Было бы интересно рассмотреть всю музыку XIX века как непрекращающуюся попытку преодоления ее структурной дихотомии. По этому поводу я думаю о том, что назвал бы стратегией Шопена. Подобно Чехову, не написавшему ни одного романа, Шопен игнорирует крупную композицию, сочиняя почти исключительно короткие пьесы, объединенные в сборники (мазурки, полонезы, ноктюрны и т.д.). (Несколько исключений, подтверждающих правило: его концерты для фортепиано с оркестром — слабые сочинения.) Он действовал наперекор духу своего времени, согласно которому создание симфонии, концерта, квартета считалось основным критерием значимости композитора. Но именно избегая этого критерия, Шопен создал произведения, возможно, в то время единственные, которые совсем не устарели и останутся жить практически все без исключения.

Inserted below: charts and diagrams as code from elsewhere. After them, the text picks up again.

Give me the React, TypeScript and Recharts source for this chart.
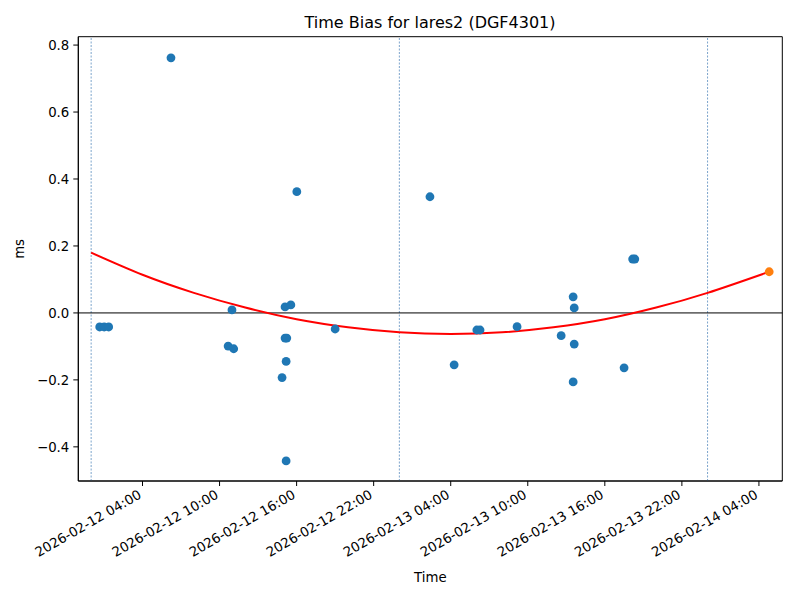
import React from 'react'
import {
  ComposedChart,
  Line,
  Scatter,
  XAxis,
  YAxis,
  ReferenceLine,
  ReferenceArea
} from 'recharts'

// observed time bias per pass (ms)
const passTimes = [
  '2026-02-12 00:40', '2026-02-12 01:01', '2026-02-12 01:22', '2026-02-12 06:13',
  '2026-02-12 10:40', '2026-02-12 10:58', '2026-02-12 11:06', '2026-02-12 14:52',
  '2026-02-12 15:06', '2026-02-12 15:06', '2026-02-12 15:14', '2026-02-12 15:11',
  '2026-02-12 15:11', '2026-02-12 15:33', '2026-02-12 16:01', '2026-02-12 19:00',
  '2026-02-13 02:23', '2026-02-13 04:16', '2026-02-13 06:02', '2026-02-13 06:17',
  '2026-02-13 09:10', '2026-02-13 12:36', '2026-02-13 13:32', '2026-02-13 13:37',
  '2026-02-13 13:37', '2026-02-13 13:32', '2026-02-13 17:30', '2026-02-13 18:10',
  '2026-02-13 18:20'
]
const biasValues = [
  -0.042, -0.042, -0.042, 0.762,
  -0.099, 0.009, -0.107, -0.193,
  0.018, -0.075, -0.075, -0.145,
  -0.442, 0.024, 0.362, -0.048,
  0.347, -0.155, -0.051, -0.051,
  -0.041, -0.068, 0.048, 0.015,
  -0.093, -0.206, -0.164, 0.161,
  0.161
]

// predicted value (orange)
const predTimes = ['2026-02-14 04:48']
const predValues = [0.123]

// red fit curve
const fitTimes = [
  '2026-02-12 00:00', '2026-02-12 04:00', '2026-02-12 08:00', '2026-02-12 12:00',
  '2026-02-12 16:00', '2026-02-12 20:00', '2026-02-13 00:00', '2026-02-13 04:00',
  '2026-02-13 08:00', '2026-02-13 12:00', '2026-02-13 16:00', '2026-02-13 20:00',
  '2026-02-14 00:00', '2026-02-14 04:48'
]
const fitValues = [
  0.180, 0.114, 0.060, 0.016,
  -0.019, -0.043, -0.058, -0.063,
  -0.058, -0.043, -0.019, 0.016,
  0.060, 0.123
]

const xTickLabels = [
  '2026-02-12 04:00', '2026-02-12 10:00', '2026-02-12 16:00', '2026-02-12 22:00',
  '2026-02-13 04:00', '2026-02-13 10:00', '2026-02-13 16:00', '2026-02-13 22:00',
  '2026-02-14 04:00'
]
const yTicks = [-0.4, -0.2, 0.0, 0.2, 0.4, 0.6, 0.8]
const dayLines = ['2026-02-12 00:00', '2026-02-13 00:00', '2026-02-14 00:00']

const toMs = (s: string) => Date.parse(s.replace(' ', 'T') + ':00Z')
const fmtTime = (ms: number) => new Date(ms).toISOString().slice(0, 16).replace('T', ' ')
const fmtY = (v: number) => v.toFixed(1).replace('-', '\u2212')

const HOUR = 3600 * 1000
const xMin = toMs('2026-02-12 00:00') - 1.0 * HOUR
const xMax = toMs('2026-02-12 00:00') + 53.82 * HOUR
const yMin = -0.502
const yMax = 0.825

const scatterData = passTimes.map((t, i) => ({ t: toMs(t), v: biasValues[i] }))
const predData = predTimes.map((t, i) => ({ t: toMs(t), v: predValues[i] }))
const fitData = fitTimes.map((t, i) => ({ t: toMs(t), v: fitValues[i] }))

const FONT = '"DejaVu Sans", sans-serif'

function XTick(props: any) {
  const { x, y, payload } = props
  return (
    <g transform={`translate(${x - 5},${y})`}>
      <text x={0} y={0} dy="0.72em" textAnchor="end" transform="rotate(-30)" fill="#000" fontSize={13.3} fontFamily={FONT}>
        {fmtTime(payload.value)}
      </text>
    </g>
  )
}

const dot = (color: string) => (p: any) => <circle cx={p.cx} cy={p.cy} r={4.4} fill={color} />

export default function App() {
  return (
    <div style={{ position: 'absolute', left: 0, top: 0, width: 800, height: 600, background: '#fff', fontFamily: FONT }}>
      <div style={{ position: 'absolute', left: 78, width: 704, top: 14, textAlign: 'center', fontSize: 16, lineHeight: '18px', color: '#000' }}>
        Time Bias for lares2 (DGF4301)
      </div>
      <ComposedChart width={800} height={600} margin={{ top: 36.7, right: 17.7, bottom: 19, left: 0 }}>
        <XAxis
          type="number"
          dataKey="t"
          domain={[xMin, xMax]}
          allowDataOverflow
          ticks={xTickLabels.map(toMs)}
          interval={0}
          tick={<XTick />}
          tickSize={5}
          tickMargin={3}
          height={100}
          axisLine={{ stroke: '#000' }}
          tickLine={{ stroke: '#000' }}
          label={{ value: 'Time', position: 'insideBottom', offset: -1, fill: '#000', fontSize: 13.3, fontFamily: FONT }}
        />
        <YAxis
          type="number"
          domain={[yMin, yMax]}
          allowDataOverflow
          ticks={yTicks}
          interval={0}
          tickFormatter={fmtY}
          width={78.3}
          tickSize={5}
          tickMargin={4}
          axisLine={{ stroke: '#000' }}
          tickLine={{ stroke: '#000' }}
          tick={{ fill: '#000', fontSize: 13.3, fontFamily: FONT }}
          label={{ value: 'ms', angle: -90, position: 'insideLeft', offset: 19, fill: '#000', fontSize: 13.3, fontFamily: FONT }}
        />
        {dayLines.map(d => (
          <ReferenceLine key={d} x={toMs(d)} stroke="#5a8dbf" strokeWidth={0.8} strokeDasharray="2 1.5" />
        ))}
        <ReferenceLine y={0} stroke="#000" strokeWidth={1} />
        <Line data={fitData} dataKey="v" type="natural" stroke="#ff0000" strokeWidth={2} dot={false} isAnimationActive={false} />
        <Scatter data={scatterData} dataKey="v" shape={dot('#1f77b4')} isAnimationActive={false} />
        <Scatter data={predData} dataKey="v" shape={dot('#ff7f0e')} isAnimationActive={false} />
        <ReferenceArea x1={xMin} x2={xMax} y1={yMin} y2={yMax} fill="none" stroke="#000" strokeWidth={1} ifOverflow="visible" />
      </ComposedChart>
    </div>
  )
}
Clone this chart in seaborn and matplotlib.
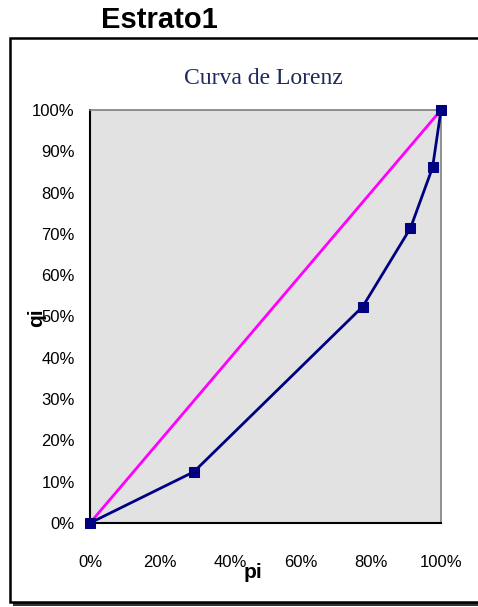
import matplotlib
matplotlib.use('agg')

import matplotlib.pyplot as plt
import seaborn as sns
import pandas as pd
from matplotlib.patches import Rectangle
from matplotlib.ticker import PercentFormatter, MultipleLocator

# Lorenz curve points (cumulative % population pi vs cumulative % income qi)
pi = [0, 29.6, 77.7, 91.3, 97.6, 100]
qi = [0, 12.4, 52.4, 71.4, 86.1, 100]
equality = [0, 100]

sns.set_style("white")
plt.rcParams['font.family'] = ['Liberation Sans Narrow', 'Liberation Sans', 'DejaVu Sans']
plt.rcParams['text.color'] = 'black'
plt.rcParams['axes.labelcolor'] = 'black'
plt.rcParams['xtick.color'] = 'black'
plt.rcParams['ytick.color'] = 'black'

W, H = 478, 607
fig = plt.figure(figsize=(W / 100, H / 100), dpi=100)

# outer frame with shadow
fig.patches.append(Rectangle((13 / W, 1 - 606 / H), 470 / W, 565 / H, transform=fig.transFigure,
                             facecolor='#333333', edgecolor='none', zorder=0))
fig.patches.append(Rectangle((10 / W, 1 - 602 / H), 470 / W, 564 / H, transform=fig.transFigure,
                             facecolor='white', edgecolor='black', linewidth=1.8, zorder=1))

ax = fig.add_axes([90 / W, 1 - 523 / H, 351 / W, 413 / H], zorder=2)
ax.set_facecolor('#e2e2e2')

df = pd.DataFrame({'pi': pi, 'qi': qi})
sns.lineplot(x=equality, y=equality, color='#ff00ff', linewidth=2, ax=ax, zorder=3)
sns.lineplot(data=df, x='pi', y='qi', color='#000080', linewidth=2, marker='s', markersize=7,
             markeredgecolor='#000080', ax=ax, zorder=4, clip_on=False)

ax.set_xlim(0, 100)
ax.set_ylim(0, 100)
ax.xaxis.set_major_locator(MultipleLocator(20))
ax.yaxis.set_major_locator(MultipleLocator(10))
ax.xaxis.set_major_formatter(PercentFormatter(decimals=0))
ax.yaxis.set_major_formatter(PercentFormatter(decimals=0))
ax.tick_params(axis='both', direction='inout', length=8, width=1, color='black', labelsize=12,
               labelcolor='black')
ax.tick_params(axis='x', pad=19)
ax.tick_params(axis='y', pad=7)

for side in ['top', 'right']:
    ax.spines[side].set_color('#7f7f7f')
    ax.spines[side].set_linewidth(1.2)
for side in ['left', 'bottom']:
    ax.spines[side].set_color('black')
    ax.spines[side].set_linewidth(1.5)

ax.set_xlabel('pi', fontsize=15, fontweight='bold', family=['Liberation Sans Narrow', 'Liberation Sans'])
ax.xaxis.set_label_coords(0.464, -0.12)
ax.xaxis.label.set_verticalalignment('center')
ax.set_ylabel('qi', fontsize=15, fontweight='bold', family=['Liberation Sans Narrow', 'Liberation Sans'])
ax.yaxis.set_label_coords(-0.152, 0.497)
ax.yaxis.label.set_verticalalignment('center')

fig.text(159 / W, 1 - 20 / H, 'Estrato1', ha='center', va='center', fontsize=21, fontweight='bold',
         family=['Liberation Sans', 'DejaVu Sans'])
fig.text(263 / W, 1 - 78 / H, 'Curva de Lorenz', ha='center', va='center', fontsize=17,
         color='#1f2a5c', family=['Liberation Serif', 'DejaVu Serif'], zorder=5)

fig.savefig('out.png', dpi=100)
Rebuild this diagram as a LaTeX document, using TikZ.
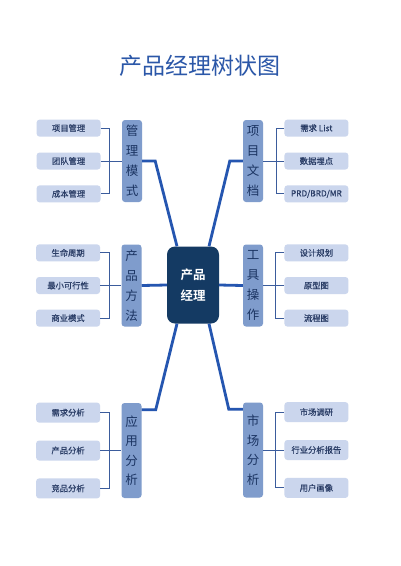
\documentclass[tikz,border=0pt]{standalone}
\usepackage{fontspec}
\setmainfont{Noto Sans CJK SC}[BoldFont={Noto Sans CJK SC Bold}]
\newfontfamily\leaffont{Noto Sans CJK SC}[FakeBold=0.7]
\usepackage{xcolor}
\usepackage{tikz}
\usetikzlibrary{positioning}

\definecolor{titleblue}{HTML}{2B57A8}
\definecolor{linkblue}{HTML}{2556B0}
\definecolor{bracketblue}{HTML}{3B5C9C}
\definecolor{hubnavy}{HTML}{143A63}
\definecolor{catfill}{HTML}{7F9CCC}
\definecolor{cattext}{HTML}{1B3462}
\definecolor{leaffill}{HTML}{CBD6ED}
\definecolor{leaftext}{HTML}{2A3D66}

\tikzset{
  title/.style={text=titleblue, font=\fontsize{23}{26}\selectfont},
  hub/.style={fill=hubnavy, rounded corners=8pt, minimum width=52pt, minimum height=77pt,
    inner sep=0pt, align=center, text=white, font=\bfseries\fontsize{12.5}{20.7}\selectfont},
  cat/.style={fill=catfill, rounded corners=3pt, minimum width=20pt, minimum height=82pt,
    inner sep=0pt, align=center, text=cattext, font=\fontsize{12.5}{20}\selectfont},
  tallcat/.style={cat, minimum height=95pt, font=\fontsize{12.5}{19.5}\selectfont},
  leaf/.style={fill=leaffill, rounded corners=3pt, minimum width=64pt, minimum height=17pt,
    inner sep=0pt, text=leaftext, font=\leaffont\fontsize{8.3}{10}\selectfont},
  tallleaf/.style={leaf, minimum height=20pt},
  link/.style={draw=linkblue, line width=2.8pt},
  bracket/.style={draw=bracketblue, line width=1pt},
}

\begin{document}
\begin{tikzpicture}[x=1pt, y=-1pt]
		  \fill[white] (0,0) rectangle (400,566);
		  \useasboundingbox (0,0) rectangle (400,566);

		  \node[title] (title) at (200,66) {产品经理树状图} ; %
		  \node[hub] (hub) at (193,285) {产品\\经理} ; %

		  % categories
		  \node[cat] (mgmt) at (132,161) {管\\理\\模\\式} ; %
		  \node[cat] (doc) at (253,161) {项\\目\\文\\档} ; %
		  \node[cat] (method) at (131.5,285.5) {产\\品\\方\\法} ; %
		  \node[cat] (tool) at (253,285.5) {工\\具\\操\\作} ; %
		  \node[tallcat] (app) at (131.5,450.5) {应\\用\\分\\析} ; %
		  \node[tallcat] (market) at (253,450) {市\\场\\分\\析} ; %

		  % leaves, top row
		  \node[leaf, left=21pt of mgmt] (team) {团队管理} ; %
		  \node[leaf, above=15.5pt of team] (proj) {项目管理} ; %
		  \node[leaf, below=15.5pt of team] (cost) {成本管理} ; %
		  \node[leaf, right=21pt of doc] (track) {数据埋点} ; %
		  \node[leaf, above=15.5pt of track] (req) {需求 List} ; %
		  \node[leaf, below=15.5pt of track] (prd) {PRD/BRD/MR} ; %

		  % leaves, middle row
		  \node[leaf, left=21pt of method] (mvp) {最小可行性} ; %
		  \node[leaf, above=15.2pt of mvp] (life) {生命周期} ; %
		  \node[leaf, below=15.2pt of mvp] (biz) {商业模式} ; %
		  \node[leaf, right=21pt of tool] (proto) {原型图} ; %
		  \node[leaf, above=15.2pt of proto] (plan) {设计规划} ; %
		  \node[leaf, below=15.2pt of proto] (flow) {流程图} ; %

		  % leaves, bottom row
		  \node[tallleaf, left=21pt of app] (prodan) {产品分析} ; %
		  \node[tallleaf, above=17.5pt of prodan] (reqan) {需求分析} ; %
		  \node[tallleaf, below=17.5pt of prodan] (compan) {竞品分析} ; %
		  \node[tallleaf, right=21pt of market] (industry) {行业分析报告} ; %
		  \node[tallleaf, above=17.5pt of industry] (survey) {市场调研} ; %
		  \node[tallleaf, below=17.5pt of industry] (persona) {用户画像} ; %

		  % trunk
		  \draw[link] (mgmt.east) -- ++(13pt,0) -- ([xshift=-16pt]hub.north);
		  \draw[link] (doc.west) -- ++(-13pt,0) -- ([xshift=16pt]hub.north);
		  \draw[link] (hub.west) -- (method.east);
		  \draw[link] (hub.east) -- (tool.west);
		  \draw[link] ([yshift=-7pt]app.north east) -- ++(14pt,0) -- ([xshift=-16pt]hub.south);
		  \draw[link] ([yshift=-7pt]market.north west) -- ++(-14pt,0) -- ([xshift=16pt]hub.south);

		  % brackets
		  \draw[bracket] (proj.east) -- ++(9pt,0) |- (cost.east);
		  \draw[bracket] (team.east) -- (mgmt.west);
		  \draw[bracket] (req.west) -- ++(-8pt,0) |- (prd.west);
		  \draw[bracket] (track.west) -- (doc.east);
		  \draw[bracket] (life.east) -- ++(9pt,0) |- (biz.east);
		  \draw[bracket] (mvp.east) -- (method.west);
		  \draw[bracket] (plan.west) -- ++(-9pt,0) |- (flow.west);
		  \draw[bracket] (proto.west) -- (tool.east);
		  \draw[bracket] (reqan.east) -- ++(9pt,0) |- (compan.east);
		  \draw[bracket] (prodan.east) -- (app.west);
		  \draw[bracket] (survey.west) -- ++(-9pt,0) |- (persona.west);
		  \draw[bracket] (industry.west) -- (market.east);
		\end{tikzpicture}
\end{document}
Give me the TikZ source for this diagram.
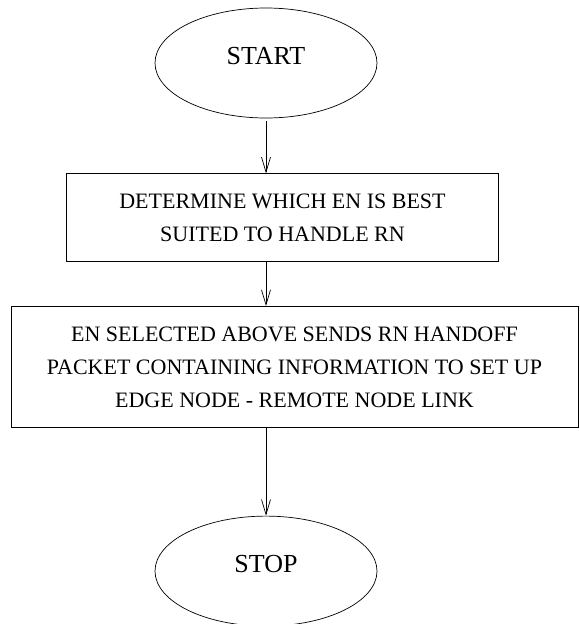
\documentclass[tikz,border=0pt]{standalone}
\usepackage{fontspec}
\setmainfont{Liberation Serif}
\usetikzlibrary{arrows.meta, positioning, shapes.geometric}

\begin{document}
\begin{tikzpicture}[>={Straight Barb[length=15pt, width=9pt]}, x=1pt, y=1pt, line width=0.7pt]
  \tikzstyle{term}=[draw, ellipse, inner sep=0pt, minimum width=222pt, minimum height=110pt, text depth=14pt, font=\fontsize{26}{30}\selectfont]
  \tikzstyle{proc}=[draw, align=center, inner sep=0pt, font=\fontsize{22}{33}\selectfont]

  \useasboundingbox (0,0) rectangle (579,-624);

  % Vertical layout
  \node[term] (start) at (266,-63) {START};
  \node[proc, minimum width=432pt, minimum height=88pt, below=55pt of start, xshift=16.5pt] (pick) {DETERMINE WHICH EN IS BEST\\SUITED TO HANDLE RN};
  \node[proc, minimum width=567pt, minimum height=121pt, below=44pt of pick, xshift=12pt] (send) {EN SELECTED ABOVE SENDS RN HANDOFF\\PACKET CONTAINING INFORMATION TO SET UP\\EDGE NODE - REMOTE NODE LINK};
  \node[term, below=88pt of send, xshift=-28.5pt] (stop) {STOP};

  \draw[->, shorten <=3pt] (start.south) -- (start.south |- pick.north);
  \draw[->] (start |- pick.south) -- (start |- send.north);
  \draw[->] (start |- send.south) -- (stop.north);
\end{tikzpicture}
\end{document}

Стратегия Шопена разъясняет мне, почему у Шумана, Шуберта, Дворжака, Брамса пьесы меньшего объема, меньшей звучности кажутся мне более живыми, более красивыми (зачастую очень красивыми), чем их симфонии и концерты. Поскольку (важное замечание) дихотомия, присущая музыке второго тайма, является проблемой исключительно крупной композиции.